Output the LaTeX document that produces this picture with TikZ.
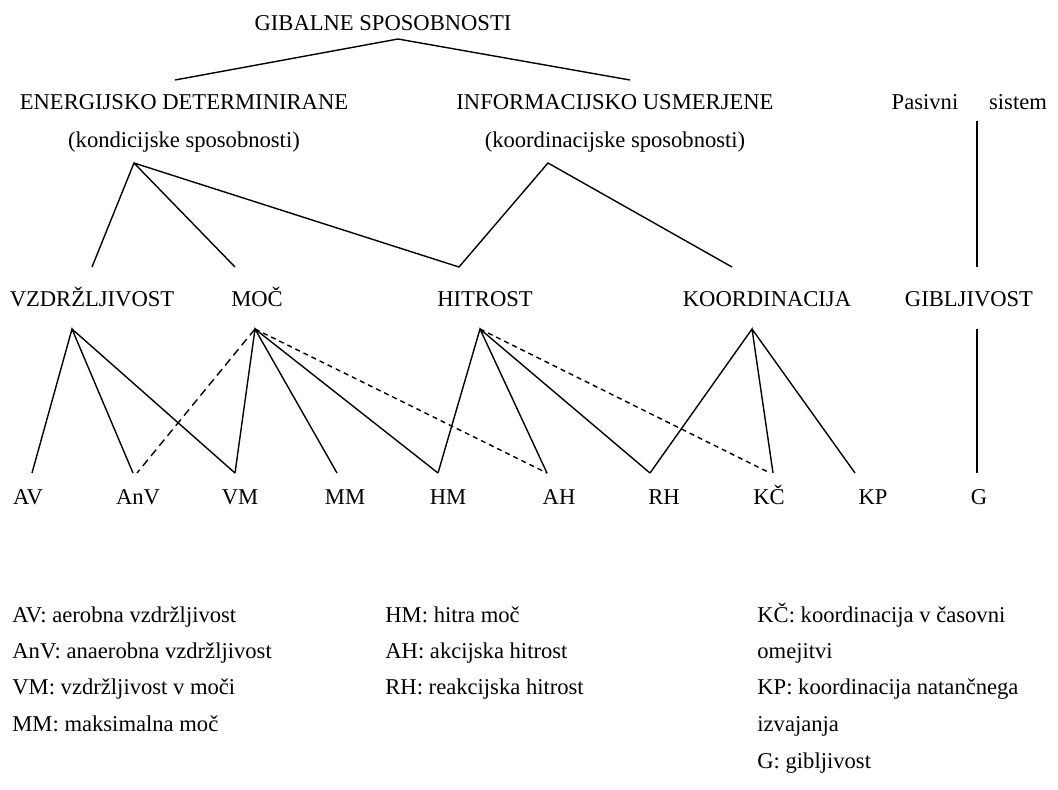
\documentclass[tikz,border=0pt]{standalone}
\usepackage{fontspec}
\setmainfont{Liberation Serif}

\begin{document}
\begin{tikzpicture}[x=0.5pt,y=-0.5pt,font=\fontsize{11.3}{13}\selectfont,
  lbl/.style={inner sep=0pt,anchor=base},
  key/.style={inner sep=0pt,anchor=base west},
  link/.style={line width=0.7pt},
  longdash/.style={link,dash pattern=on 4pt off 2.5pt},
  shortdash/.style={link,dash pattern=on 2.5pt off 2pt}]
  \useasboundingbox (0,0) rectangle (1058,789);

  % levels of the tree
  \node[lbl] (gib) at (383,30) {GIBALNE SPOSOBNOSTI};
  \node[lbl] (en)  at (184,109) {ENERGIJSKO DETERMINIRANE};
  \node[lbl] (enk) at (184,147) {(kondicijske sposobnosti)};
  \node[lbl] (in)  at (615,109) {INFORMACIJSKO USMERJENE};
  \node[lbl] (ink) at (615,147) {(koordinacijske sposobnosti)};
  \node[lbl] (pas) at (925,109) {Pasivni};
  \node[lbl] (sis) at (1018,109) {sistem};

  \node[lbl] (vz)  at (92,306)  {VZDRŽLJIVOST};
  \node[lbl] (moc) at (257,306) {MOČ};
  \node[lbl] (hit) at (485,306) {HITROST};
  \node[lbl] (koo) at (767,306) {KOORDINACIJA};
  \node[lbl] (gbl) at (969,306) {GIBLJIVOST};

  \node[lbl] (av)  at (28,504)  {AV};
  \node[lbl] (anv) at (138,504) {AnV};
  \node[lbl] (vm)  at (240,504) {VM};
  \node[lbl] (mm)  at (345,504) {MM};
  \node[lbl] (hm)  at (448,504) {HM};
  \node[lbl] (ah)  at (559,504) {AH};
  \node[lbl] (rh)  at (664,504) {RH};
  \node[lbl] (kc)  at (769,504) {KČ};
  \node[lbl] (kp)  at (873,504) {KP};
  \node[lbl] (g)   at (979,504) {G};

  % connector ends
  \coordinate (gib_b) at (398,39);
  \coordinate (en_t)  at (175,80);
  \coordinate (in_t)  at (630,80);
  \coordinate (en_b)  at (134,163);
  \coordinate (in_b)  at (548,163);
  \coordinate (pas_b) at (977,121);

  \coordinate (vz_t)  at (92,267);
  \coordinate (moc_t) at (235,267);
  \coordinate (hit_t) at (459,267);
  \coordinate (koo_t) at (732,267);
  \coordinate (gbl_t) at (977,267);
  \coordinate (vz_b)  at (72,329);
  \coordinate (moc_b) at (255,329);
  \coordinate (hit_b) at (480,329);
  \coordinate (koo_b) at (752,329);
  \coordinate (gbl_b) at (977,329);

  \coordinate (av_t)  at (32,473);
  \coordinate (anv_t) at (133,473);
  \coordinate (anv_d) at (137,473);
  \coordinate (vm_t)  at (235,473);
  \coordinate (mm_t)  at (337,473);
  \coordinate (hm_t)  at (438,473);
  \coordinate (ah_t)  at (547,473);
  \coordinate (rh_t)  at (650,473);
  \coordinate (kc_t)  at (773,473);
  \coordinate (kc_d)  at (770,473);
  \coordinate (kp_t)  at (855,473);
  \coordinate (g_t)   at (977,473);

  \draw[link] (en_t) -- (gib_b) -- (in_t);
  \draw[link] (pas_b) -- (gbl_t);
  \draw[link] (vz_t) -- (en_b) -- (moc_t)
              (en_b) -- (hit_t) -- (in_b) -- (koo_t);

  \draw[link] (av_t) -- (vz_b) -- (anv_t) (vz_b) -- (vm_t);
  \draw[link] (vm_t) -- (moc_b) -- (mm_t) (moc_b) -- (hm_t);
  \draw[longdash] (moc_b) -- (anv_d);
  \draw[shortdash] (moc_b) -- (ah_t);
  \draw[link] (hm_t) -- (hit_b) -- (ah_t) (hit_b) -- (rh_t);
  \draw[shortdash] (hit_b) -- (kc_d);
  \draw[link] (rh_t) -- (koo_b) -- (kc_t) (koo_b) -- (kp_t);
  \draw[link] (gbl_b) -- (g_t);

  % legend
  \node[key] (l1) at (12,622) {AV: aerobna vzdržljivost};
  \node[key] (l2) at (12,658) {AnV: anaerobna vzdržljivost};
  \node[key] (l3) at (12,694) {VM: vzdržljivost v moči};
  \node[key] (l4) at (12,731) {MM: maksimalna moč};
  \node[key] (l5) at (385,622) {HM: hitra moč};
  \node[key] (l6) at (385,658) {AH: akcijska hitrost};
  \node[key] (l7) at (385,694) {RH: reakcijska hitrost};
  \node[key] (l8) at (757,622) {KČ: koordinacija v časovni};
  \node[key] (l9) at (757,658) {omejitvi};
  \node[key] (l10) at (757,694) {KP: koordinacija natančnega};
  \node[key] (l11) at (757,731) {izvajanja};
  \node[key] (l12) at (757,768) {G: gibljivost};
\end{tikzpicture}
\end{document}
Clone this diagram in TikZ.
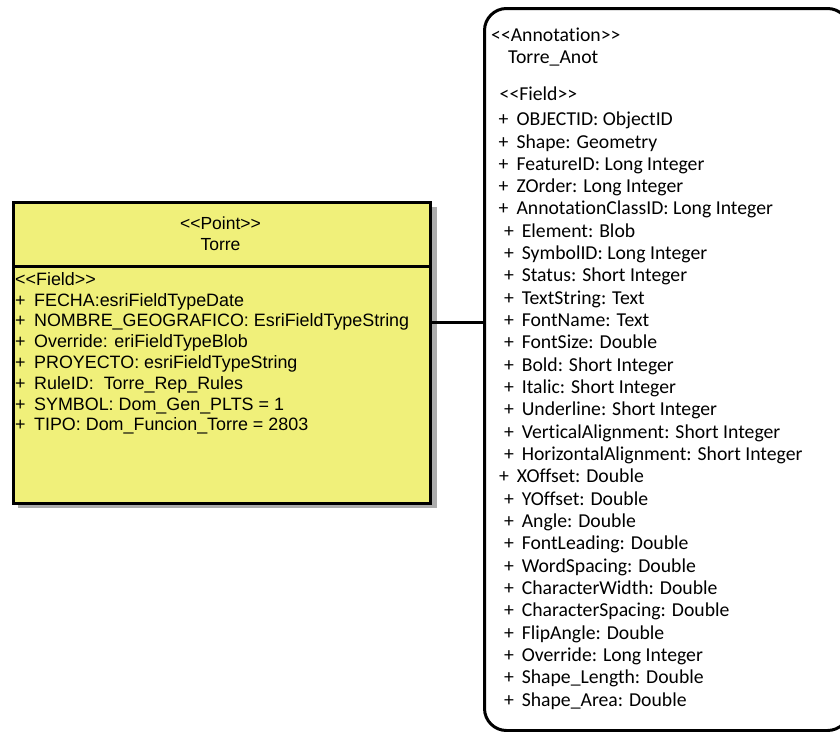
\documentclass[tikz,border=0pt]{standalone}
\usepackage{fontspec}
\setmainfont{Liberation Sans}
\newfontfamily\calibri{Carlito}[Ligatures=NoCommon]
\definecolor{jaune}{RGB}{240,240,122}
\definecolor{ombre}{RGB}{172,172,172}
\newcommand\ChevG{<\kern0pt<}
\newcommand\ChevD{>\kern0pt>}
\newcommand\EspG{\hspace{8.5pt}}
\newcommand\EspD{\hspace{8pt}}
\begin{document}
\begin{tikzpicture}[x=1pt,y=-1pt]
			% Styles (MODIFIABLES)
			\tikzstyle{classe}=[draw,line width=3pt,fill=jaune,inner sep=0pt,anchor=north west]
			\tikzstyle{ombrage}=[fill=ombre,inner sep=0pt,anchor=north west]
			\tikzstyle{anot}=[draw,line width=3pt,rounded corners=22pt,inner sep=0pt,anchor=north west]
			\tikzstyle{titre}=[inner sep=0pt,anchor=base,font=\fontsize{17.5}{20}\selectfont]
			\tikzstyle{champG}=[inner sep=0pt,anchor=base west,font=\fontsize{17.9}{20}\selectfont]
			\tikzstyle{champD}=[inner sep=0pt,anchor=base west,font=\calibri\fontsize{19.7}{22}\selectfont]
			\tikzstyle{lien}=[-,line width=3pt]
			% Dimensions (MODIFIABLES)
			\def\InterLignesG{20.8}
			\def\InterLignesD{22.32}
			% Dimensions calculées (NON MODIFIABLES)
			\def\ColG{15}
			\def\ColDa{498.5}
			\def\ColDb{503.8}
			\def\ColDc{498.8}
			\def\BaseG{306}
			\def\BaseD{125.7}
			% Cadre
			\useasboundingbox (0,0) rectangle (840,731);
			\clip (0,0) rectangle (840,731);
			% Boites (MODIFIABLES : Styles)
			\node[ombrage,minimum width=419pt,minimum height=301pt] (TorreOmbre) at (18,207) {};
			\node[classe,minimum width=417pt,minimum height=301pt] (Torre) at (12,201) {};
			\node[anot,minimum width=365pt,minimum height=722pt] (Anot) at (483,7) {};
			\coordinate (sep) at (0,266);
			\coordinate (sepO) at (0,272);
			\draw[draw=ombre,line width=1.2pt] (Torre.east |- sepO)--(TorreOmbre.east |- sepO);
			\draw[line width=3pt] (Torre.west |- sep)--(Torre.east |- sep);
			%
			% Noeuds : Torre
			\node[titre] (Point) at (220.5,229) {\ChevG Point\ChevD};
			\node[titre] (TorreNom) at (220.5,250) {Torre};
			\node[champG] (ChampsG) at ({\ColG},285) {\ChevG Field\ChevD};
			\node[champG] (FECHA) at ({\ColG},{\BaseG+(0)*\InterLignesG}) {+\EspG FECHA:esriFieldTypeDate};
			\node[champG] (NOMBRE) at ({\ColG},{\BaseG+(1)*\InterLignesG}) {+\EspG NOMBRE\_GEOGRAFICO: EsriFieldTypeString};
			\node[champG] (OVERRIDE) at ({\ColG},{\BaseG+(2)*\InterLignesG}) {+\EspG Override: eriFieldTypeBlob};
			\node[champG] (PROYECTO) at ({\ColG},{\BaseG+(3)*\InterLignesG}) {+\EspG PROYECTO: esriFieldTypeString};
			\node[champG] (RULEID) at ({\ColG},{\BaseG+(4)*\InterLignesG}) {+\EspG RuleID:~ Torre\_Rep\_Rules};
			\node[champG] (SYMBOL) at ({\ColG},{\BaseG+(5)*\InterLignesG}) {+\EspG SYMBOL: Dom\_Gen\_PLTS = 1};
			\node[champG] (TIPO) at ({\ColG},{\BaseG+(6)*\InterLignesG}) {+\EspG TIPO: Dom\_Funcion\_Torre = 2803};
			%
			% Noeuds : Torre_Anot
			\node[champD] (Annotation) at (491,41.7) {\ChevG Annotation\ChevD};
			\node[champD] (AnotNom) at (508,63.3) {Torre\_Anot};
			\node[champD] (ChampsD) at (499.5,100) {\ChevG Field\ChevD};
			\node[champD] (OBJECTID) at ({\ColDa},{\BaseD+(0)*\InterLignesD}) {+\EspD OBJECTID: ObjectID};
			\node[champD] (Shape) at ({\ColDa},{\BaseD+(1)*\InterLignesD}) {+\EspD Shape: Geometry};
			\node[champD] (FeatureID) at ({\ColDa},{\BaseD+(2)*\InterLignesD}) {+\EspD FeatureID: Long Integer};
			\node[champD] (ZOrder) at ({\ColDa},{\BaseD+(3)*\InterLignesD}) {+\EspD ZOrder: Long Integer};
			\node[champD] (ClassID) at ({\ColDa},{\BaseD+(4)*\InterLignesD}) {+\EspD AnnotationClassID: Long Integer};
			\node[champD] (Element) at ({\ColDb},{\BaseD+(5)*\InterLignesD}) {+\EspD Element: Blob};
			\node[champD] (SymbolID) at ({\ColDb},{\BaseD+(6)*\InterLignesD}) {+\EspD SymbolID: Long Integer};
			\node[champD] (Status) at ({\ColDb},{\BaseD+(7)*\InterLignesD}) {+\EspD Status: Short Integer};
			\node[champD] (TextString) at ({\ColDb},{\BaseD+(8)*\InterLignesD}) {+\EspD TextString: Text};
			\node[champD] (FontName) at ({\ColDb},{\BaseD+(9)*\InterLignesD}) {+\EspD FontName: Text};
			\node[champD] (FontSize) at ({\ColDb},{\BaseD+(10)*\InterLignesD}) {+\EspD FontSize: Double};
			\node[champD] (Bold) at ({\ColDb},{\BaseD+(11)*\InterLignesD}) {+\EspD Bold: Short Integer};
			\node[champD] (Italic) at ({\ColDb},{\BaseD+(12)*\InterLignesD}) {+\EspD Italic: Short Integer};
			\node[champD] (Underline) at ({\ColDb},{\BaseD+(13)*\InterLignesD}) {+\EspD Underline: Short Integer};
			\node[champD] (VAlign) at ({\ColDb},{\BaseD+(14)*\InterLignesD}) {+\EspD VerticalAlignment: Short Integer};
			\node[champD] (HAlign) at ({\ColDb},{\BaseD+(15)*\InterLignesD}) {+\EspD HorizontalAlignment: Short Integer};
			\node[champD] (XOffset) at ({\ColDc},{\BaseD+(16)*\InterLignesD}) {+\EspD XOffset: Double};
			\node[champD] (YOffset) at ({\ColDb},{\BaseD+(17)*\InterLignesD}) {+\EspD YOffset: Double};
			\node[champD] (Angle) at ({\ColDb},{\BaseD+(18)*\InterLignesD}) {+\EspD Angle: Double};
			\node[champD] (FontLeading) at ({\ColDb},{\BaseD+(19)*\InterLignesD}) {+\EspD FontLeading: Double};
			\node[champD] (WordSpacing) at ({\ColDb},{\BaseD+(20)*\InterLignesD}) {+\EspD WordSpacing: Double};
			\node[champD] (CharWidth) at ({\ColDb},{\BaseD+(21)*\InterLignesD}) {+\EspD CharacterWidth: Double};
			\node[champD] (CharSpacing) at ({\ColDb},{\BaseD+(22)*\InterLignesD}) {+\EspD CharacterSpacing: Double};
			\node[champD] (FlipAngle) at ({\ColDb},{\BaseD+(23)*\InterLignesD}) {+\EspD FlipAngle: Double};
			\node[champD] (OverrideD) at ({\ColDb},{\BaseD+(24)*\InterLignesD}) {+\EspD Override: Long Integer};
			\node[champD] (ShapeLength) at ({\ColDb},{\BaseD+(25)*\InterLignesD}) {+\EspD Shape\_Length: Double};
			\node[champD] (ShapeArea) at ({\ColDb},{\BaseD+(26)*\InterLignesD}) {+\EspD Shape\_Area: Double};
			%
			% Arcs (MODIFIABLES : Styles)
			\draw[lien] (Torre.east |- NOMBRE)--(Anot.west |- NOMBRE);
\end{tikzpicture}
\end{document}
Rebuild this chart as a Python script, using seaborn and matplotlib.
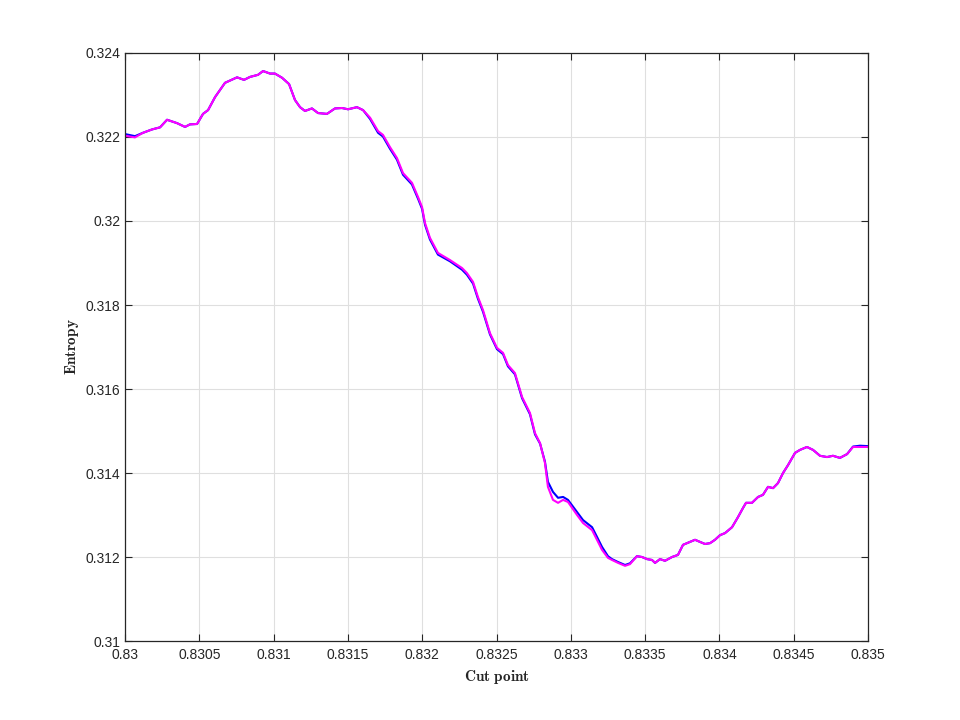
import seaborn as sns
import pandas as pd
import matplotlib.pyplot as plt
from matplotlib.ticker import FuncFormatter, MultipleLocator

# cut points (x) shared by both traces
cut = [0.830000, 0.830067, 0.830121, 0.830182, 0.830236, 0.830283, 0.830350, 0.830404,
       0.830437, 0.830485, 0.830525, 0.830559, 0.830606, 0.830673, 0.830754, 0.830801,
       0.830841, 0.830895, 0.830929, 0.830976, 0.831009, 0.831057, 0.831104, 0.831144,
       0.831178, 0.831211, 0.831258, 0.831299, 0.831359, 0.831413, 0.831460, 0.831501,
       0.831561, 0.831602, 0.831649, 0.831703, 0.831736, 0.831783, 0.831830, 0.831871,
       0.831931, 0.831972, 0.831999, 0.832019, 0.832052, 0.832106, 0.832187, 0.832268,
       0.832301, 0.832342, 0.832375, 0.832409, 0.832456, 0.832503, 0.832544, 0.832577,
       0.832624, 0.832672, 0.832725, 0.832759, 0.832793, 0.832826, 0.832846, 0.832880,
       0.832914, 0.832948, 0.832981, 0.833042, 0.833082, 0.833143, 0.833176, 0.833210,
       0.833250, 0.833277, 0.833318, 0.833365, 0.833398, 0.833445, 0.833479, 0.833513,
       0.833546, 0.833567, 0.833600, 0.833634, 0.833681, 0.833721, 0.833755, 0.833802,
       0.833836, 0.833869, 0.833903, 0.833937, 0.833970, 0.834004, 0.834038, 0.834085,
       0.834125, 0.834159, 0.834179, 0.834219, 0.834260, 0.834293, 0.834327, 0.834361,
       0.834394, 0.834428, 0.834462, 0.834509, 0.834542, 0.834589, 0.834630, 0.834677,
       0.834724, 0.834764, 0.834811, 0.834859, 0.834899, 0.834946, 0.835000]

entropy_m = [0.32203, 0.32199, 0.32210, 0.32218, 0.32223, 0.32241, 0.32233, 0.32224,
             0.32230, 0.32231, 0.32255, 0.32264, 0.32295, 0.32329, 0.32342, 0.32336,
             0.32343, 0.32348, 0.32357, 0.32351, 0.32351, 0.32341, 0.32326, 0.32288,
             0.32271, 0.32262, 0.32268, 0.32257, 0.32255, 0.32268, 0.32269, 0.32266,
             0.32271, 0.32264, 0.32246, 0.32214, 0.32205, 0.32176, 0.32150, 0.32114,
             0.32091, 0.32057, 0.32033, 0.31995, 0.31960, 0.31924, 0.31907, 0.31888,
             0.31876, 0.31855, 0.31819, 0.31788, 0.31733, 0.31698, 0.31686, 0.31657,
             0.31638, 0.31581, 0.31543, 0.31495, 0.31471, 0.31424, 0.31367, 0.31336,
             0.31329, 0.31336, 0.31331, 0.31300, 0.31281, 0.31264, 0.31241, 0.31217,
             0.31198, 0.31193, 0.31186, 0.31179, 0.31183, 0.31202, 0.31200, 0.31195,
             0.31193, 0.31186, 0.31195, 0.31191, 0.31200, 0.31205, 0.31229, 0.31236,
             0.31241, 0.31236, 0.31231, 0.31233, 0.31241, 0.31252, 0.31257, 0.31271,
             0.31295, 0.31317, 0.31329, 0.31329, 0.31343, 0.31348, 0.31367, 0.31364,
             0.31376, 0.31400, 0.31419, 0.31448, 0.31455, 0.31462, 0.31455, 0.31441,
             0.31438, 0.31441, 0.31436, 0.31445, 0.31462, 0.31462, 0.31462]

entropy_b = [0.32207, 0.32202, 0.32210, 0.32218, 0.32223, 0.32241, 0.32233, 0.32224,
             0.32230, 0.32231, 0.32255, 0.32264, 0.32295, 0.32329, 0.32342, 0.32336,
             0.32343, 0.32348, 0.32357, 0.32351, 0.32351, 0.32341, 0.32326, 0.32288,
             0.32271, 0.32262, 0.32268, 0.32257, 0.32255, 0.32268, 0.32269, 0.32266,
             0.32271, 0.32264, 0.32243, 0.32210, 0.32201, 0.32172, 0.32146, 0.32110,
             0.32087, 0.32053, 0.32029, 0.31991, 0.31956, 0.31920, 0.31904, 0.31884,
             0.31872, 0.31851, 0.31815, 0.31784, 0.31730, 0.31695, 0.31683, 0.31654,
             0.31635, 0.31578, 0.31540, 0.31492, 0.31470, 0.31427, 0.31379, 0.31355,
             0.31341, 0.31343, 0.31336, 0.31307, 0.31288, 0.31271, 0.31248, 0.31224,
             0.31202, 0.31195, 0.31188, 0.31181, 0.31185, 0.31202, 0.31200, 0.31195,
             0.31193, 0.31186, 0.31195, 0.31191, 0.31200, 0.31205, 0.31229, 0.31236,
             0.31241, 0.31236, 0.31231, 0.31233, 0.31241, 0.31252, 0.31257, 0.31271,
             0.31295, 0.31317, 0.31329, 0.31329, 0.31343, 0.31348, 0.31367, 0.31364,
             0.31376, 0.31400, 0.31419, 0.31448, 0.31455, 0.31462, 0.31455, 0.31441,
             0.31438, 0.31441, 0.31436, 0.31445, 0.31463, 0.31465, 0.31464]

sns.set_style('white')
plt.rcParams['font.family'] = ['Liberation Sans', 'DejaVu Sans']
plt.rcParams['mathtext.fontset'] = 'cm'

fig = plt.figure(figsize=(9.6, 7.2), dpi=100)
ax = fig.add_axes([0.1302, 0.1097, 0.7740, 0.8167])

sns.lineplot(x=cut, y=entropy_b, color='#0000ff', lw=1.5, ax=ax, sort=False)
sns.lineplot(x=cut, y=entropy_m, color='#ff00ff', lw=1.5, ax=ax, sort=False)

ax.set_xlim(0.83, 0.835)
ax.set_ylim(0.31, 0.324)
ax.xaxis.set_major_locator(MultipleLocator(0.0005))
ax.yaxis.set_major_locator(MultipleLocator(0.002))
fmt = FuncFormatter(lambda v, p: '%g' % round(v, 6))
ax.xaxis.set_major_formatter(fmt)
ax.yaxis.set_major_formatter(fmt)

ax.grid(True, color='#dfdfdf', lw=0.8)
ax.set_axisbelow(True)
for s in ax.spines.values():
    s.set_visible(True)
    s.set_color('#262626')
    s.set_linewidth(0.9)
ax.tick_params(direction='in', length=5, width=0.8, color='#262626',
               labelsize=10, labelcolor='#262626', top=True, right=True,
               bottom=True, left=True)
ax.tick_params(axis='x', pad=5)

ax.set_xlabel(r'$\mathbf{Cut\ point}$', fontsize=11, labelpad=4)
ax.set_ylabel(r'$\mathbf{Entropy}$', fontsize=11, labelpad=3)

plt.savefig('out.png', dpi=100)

━━━━━━━━━━━━━━━━━━━━━━━━━━━━━━

Copy out only the lines from the one containing "Rebuild this chart" through the one containing "from matplotlib.ticker import", exactly, with both ends. Any picture is left out.

Rebuild this chart as a Python script, using seaborn and matplotlib.
import seaborn as sns
import pandas as pd
import matplotlib.pyplot as plt
from matplotlib.ticker import FuncFormatter, MultipleLocator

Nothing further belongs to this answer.